Friday, March 16, 2012

Danny Trejo Week: Slayer (2006)

Almost a good movie, Trejo.  This movie comes to us courtesy of Starz, which is why it's streaming on Netflix.  Any chance I get to not waste a rental on crap is good.  To be fair, this movie does have some good moments in it.  If it was in the hands of a better Director and had a Script Doctor or two, it might be real good.  The problem is that it has one man as the Writer, Producer, Director and Editor.  There is a reason why you hire other people to work on your movie, you know.  When you do the actual Direction and Editing, there's no secondary voice to check things that you may have missed or to suggest changes that might be needed.  There are some good 'triple-threat' talents out there, but there are also a lot of Ed Woods too.  The film is a B-Movie extravaganza, featuring regulars like Trejo, Casper Van Dien and people who used be famous like Lynda Carter.  I love you, Lynda, but it's true.  This movie is full of vampires and soldiers, so get used to shooting and retcons about vampire rules.  Do they handle it better than other films?  To find out, read on...
In the 'cold open,' a bunch of soldiers wander around in the Jungle and get attacked by Vampires.  No rhyme or reason to it.
After that, Lynda sends the soldiers back to find her daughter.  Oh and to kill the Vampires that are murdering the locals.  More the first part though.
The Vampires attack in broad daylight and aren't affected by crosses.  The explanation from one Vampire is that mythology was just made up to make people do things like stay home at night.  Fair enough.
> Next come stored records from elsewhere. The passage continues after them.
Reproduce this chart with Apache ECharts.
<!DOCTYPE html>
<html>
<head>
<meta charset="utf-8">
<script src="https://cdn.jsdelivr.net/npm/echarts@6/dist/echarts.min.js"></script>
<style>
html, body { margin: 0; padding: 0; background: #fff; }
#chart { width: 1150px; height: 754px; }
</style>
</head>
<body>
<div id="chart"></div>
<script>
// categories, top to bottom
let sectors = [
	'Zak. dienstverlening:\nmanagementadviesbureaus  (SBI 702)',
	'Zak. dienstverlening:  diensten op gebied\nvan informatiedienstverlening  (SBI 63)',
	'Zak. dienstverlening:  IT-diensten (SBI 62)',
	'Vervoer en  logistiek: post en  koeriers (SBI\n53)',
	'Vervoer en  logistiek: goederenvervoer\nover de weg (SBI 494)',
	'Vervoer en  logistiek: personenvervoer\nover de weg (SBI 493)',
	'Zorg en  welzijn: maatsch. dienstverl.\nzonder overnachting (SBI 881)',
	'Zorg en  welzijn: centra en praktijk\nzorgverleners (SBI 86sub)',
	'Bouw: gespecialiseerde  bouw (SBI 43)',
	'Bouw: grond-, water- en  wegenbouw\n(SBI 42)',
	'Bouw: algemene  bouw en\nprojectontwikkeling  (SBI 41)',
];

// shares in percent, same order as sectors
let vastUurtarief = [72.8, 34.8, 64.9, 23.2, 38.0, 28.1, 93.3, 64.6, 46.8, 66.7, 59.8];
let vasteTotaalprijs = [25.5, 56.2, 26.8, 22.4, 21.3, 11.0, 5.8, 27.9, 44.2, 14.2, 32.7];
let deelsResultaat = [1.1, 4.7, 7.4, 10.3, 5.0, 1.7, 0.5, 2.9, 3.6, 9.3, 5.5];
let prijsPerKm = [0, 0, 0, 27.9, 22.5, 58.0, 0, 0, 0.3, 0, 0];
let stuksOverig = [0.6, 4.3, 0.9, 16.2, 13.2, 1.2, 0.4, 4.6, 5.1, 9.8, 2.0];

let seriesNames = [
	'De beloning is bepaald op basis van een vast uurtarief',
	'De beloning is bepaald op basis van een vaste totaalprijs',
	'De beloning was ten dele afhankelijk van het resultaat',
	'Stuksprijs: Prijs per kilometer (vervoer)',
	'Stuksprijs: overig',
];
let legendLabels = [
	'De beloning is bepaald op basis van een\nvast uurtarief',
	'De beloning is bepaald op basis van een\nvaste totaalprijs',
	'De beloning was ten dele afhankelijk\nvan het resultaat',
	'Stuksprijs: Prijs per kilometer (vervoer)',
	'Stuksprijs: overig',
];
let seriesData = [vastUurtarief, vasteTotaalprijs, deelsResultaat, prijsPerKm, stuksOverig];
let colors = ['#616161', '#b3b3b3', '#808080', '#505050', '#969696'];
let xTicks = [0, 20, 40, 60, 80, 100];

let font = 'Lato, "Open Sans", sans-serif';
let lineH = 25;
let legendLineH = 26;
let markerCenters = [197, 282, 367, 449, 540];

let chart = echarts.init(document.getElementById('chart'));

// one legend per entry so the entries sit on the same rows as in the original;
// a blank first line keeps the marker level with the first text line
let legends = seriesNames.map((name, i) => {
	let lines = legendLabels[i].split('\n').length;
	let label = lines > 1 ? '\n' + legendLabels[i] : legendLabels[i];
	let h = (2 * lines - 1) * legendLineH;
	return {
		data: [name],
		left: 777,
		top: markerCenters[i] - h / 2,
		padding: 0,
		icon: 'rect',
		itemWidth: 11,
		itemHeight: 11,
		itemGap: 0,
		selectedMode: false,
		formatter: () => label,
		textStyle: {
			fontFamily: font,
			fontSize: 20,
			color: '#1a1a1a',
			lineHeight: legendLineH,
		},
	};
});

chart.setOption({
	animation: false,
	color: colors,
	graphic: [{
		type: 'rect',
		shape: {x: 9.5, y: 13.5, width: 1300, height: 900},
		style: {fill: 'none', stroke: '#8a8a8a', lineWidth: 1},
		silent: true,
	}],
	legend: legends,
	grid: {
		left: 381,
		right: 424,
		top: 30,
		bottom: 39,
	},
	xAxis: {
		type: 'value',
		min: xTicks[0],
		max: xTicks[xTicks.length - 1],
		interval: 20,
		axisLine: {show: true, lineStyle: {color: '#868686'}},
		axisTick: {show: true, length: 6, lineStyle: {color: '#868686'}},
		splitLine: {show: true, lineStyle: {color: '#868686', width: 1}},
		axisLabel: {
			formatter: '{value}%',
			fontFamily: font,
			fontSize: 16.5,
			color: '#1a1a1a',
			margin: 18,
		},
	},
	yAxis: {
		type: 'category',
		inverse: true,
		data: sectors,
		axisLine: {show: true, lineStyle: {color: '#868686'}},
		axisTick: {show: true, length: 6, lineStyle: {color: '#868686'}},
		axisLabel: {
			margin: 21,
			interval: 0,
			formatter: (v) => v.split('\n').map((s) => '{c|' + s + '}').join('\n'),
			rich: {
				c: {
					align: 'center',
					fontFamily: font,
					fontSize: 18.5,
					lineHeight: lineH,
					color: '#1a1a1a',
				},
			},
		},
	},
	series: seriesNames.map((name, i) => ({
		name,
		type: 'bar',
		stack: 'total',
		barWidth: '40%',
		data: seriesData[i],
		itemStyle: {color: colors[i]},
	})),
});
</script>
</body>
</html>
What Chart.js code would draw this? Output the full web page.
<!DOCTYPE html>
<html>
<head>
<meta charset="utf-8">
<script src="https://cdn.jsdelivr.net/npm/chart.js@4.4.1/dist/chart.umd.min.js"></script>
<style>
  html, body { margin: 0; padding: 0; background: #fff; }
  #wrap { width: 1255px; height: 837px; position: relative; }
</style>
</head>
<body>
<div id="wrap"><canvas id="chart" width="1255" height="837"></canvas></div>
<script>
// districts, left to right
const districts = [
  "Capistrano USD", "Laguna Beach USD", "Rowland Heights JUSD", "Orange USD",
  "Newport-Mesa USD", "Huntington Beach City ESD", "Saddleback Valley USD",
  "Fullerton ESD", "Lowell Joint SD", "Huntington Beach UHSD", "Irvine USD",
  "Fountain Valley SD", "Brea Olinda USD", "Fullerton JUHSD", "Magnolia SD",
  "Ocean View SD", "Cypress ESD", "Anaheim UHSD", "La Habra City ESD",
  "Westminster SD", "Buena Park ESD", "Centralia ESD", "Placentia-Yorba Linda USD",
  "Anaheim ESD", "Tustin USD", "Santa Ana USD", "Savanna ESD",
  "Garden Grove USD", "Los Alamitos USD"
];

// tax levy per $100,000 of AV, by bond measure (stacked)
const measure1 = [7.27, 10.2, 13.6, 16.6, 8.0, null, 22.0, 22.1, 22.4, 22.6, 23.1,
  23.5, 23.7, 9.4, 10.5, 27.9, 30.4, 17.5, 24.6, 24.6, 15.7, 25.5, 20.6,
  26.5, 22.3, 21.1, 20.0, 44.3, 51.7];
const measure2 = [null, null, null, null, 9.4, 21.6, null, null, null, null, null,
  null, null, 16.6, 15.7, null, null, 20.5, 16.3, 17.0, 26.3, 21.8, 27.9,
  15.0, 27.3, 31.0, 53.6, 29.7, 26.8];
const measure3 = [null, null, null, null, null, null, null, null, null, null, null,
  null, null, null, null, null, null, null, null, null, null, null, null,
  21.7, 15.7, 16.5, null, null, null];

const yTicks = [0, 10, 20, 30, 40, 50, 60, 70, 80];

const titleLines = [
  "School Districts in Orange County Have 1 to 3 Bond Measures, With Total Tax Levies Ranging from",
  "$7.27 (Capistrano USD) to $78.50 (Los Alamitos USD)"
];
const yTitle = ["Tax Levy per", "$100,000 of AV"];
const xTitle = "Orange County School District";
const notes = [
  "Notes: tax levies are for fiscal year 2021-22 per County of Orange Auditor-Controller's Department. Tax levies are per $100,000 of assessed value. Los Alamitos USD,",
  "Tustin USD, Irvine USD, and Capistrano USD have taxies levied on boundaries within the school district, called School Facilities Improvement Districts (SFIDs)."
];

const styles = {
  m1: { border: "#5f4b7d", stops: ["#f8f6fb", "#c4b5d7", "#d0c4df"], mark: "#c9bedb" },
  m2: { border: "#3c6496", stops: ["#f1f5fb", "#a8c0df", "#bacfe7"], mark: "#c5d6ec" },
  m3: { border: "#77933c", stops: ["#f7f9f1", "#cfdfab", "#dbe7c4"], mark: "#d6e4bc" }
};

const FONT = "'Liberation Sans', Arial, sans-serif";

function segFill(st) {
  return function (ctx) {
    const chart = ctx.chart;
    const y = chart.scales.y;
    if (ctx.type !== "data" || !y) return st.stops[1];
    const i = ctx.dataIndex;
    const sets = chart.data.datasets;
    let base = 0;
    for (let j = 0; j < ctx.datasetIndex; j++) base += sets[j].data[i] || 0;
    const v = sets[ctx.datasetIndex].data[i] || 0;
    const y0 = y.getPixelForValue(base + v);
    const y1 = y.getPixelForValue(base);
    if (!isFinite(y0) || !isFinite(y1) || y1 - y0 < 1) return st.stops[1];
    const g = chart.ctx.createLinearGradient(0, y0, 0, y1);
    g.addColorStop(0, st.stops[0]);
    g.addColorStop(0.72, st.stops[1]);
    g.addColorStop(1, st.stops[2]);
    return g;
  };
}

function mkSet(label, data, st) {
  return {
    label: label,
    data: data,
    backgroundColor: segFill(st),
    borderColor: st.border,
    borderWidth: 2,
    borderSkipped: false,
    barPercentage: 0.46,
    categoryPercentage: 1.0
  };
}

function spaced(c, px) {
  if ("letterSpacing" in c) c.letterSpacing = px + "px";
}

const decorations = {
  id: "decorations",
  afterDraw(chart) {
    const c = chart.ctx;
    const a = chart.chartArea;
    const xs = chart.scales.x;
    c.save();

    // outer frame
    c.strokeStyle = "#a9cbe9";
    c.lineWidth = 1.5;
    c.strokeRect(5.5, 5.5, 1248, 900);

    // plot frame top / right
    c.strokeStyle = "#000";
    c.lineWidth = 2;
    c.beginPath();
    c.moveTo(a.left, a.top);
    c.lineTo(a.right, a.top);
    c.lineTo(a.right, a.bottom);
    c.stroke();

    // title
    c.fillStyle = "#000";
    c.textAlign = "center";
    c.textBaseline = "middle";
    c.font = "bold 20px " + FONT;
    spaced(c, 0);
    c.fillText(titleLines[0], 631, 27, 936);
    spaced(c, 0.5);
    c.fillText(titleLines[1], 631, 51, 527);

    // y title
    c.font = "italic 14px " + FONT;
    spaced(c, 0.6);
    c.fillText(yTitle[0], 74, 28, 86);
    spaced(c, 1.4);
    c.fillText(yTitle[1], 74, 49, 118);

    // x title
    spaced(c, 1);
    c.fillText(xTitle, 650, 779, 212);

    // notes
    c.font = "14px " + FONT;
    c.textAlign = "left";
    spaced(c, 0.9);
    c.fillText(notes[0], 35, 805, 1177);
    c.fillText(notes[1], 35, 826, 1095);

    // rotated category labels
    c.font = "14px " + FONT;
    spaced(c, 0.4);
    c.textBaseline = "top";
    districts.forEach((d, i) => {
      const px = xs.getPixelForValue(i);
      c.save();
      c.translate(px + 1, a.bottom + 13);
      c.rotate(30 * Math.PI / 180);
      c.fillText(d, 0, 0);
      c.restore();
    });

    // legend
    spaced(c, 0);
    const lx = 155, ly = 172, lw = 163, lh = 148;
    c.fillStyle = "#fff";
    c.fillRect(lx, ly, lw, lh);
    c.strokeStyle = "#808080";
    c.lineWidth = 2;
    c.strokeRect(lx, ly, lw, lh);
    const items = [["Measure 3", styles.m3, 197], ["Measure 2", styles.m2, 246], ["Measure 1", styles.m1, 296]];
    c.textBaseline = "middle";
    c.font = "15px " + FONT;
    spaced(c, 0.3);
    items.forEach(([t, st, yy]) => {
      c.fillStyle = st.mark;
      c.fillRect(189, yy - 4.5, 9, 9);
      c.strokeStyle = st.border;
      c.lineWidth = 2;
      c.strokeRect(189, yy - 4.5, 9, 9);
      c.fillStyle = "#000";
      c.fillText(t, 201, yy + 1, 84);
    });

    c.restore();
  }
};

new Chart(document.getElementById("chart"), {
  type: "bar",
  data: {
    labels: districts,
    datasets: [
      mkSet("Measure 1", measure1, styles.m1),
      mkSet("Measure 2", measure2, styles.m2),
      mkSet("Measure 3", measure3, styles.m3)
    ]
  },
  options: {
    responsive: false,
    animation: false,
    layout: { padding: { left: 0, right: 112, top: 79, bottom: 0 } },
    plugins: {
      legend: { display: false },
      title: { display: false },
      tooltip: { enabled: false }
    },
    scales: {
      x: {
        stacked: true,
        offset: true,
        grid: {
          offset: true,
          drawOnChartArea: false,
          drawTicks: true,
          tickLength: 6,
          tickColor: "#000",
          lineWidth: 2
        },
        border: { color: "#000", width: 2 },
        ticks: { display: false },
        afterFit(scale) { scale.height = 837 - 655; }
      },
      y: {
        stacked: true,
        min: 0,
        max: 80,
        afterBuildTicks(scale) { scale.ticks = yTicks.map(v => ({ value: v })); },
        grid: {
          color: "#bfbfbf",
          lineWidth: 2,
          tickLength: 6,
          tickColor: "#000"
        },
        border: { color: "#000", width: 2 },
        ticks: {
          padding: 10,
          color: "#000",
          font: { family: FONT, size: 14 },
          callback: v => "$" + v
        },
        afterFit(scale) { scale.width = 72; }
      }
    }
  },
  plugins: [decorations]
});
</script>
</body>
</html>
However, a Bartender says that they aren't affected by crosses because 'they don't know religion.'  Not so good.  Oh yeah, that's Darth Maul BTW.
The Vampire group's seeming-Leader captures the black best friend and converts him...but only after he does an exposition dump and dies.  That's a well-written character, huh?  'Here's a bunch of information...and, well, it's my time to die.'
The Vampires attack our soldier friends in one of the film's three plots.  Yeah, they can't focus on anything for more than two minutes.  Can you imagine what that's...ooh, a squirrel!!!
...Ahem.  It's Danny Trejo Week, right?  Well, he drives a boat.  He does have a bunch of lines, but then he just disappears at about the one hour mark.  He's not killed- he just stops appearing.  Weird.
With a bunch of super-strong Vampires- including Russian twins of Ray Park- can our rapidly-dwindling number of heroes survive?
I'll up the ante some more.  That guy who was the Warden in Half Past Dead 1 & 2 is their true Leader and the only one who can turn into a mutant.  Can they win?

Of course.  Dumbass.  The End.
Eh, I've seen worse.  Honestly, there are some good points to this movie.  Given the crap that I watch on a daily basis, that's a big deal.  The action is good and there's plenty of it.  They ignore certain Vampire rules, but at least explain them away better than 'that shit only happens in books.'  I'll grant you that.  It does make some rookie mistakes though.  It has characters that give Exposition Dumps and then almost immediately die.  Aside from the formerly-Lead Vampire, there's also that Bartender.  It's kind of like the first half of The Bleeding, in which characters would lead our hero somewhere and then be killed by Vampires.  It's also a bit like the Vidocq movie, where 99% of the characters would die after giving their plot information.  The action, while good, feels like filler at times.  It's just the movie not sure what to let's have people do spin-kicks.  Kudos for getting someone like Ray Park for that, I suppose.  Speaking of Park, what's the point of having him play twins?  Other than a slightly-amusing joke at the End, it mostly serves to have the film do bad Green Screen effects to make them appear together.  You set yourself up for bad effects when you didn't have to?  Golden!  In spite of that negative last note, this is a decent, low-budget action film.  If you've seen a few of those, you'll know just how rare those really are.